IF Tasmania’s superstar threeyear-old Admiral makes it to Flemington for the Australian Guineas as planned, there’ll be a very recognisable face in the birdcage.
The son of Mossman and winner of eight of his 10 starts is part-owned by Star Thoroughbreds founder and proud Tasmanian Denise Martin.
On top of that, Admiral is trained by Martin’s brother-inlaw Barry Campbell.
Unarguably, the best three year-old to emerge from the Apple Isle since Alfa in the mid-nineties, Admiral won six of his seven starts as juvenile including the Elwick Stakes, Gold Sovereign and finally the Sires’ Produce Stakes by 3.5-lens with 60kgs on his back.
Admiral has taken up where he left off in this, his classic year with consecutive wins in the Launceston 3YO Trophy and again last Sunday taking out the Tasmanian Guineas by a cruisy 3-lens.
Martin is more than a partowner of Admiral, she effectively bred the horse.
Years ago, Martin bought a Jetball yearling filly in New Zealand for $20,000 that was eventually named, Entally, after one of Tasmania’s most historic houses.
While in Tasmania with Gai Waterhouse to support injured jockey Bev Buckingham, Martin was able to divide Entally among some of those attending the charity luncheon.
Entally was handy without being brilliant winning two races and placing on numerous occasions in Tasmania.
She proved to be a much more worthy broodmare with stakes placegetters National Trust and Reunification among her five foals.
“My brother-in-law Barry Campbell trained Entally and trained Reunification as well, she was a grand mare, she won about 12 races and was stakesplaced and won $190,000,” Martin explained.
“When she retired to stud, she produced her first foal — an unusually named colt by Elvstroem called Spud’s Pride.

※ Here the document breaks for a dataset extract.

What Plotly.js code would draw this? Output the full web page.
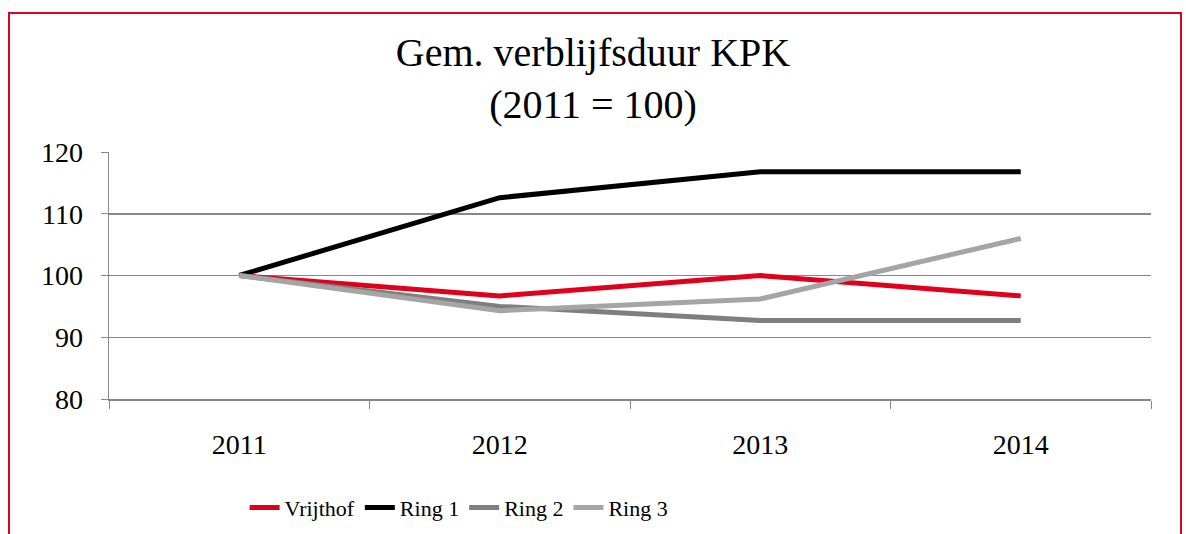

“He won a couple of starts in Tassie and looked very promising and then in the middle of last year went to Sandown and very sadly died mid-race.
“The man who bought Reunificaiton to breed from was a Hobart based businessman called Dudley Clark and he wanted to develop his own training complex out of Hobart and bought a few horses,” Martin went on.
“So I got to talking to him and I said your mare (Reunification) deserves a chance in the Hunter.
“She’s a really grand performer, I said send her to Mossman because he’s an underrated horse and a really terrific sire.
“He is very moderately priced and he’s from a great family and I think he’s a horse that would produce a nice racehorse for you and if it’s a gelding they can train on till they’re seven or eight, they are really solid horses that like the wet.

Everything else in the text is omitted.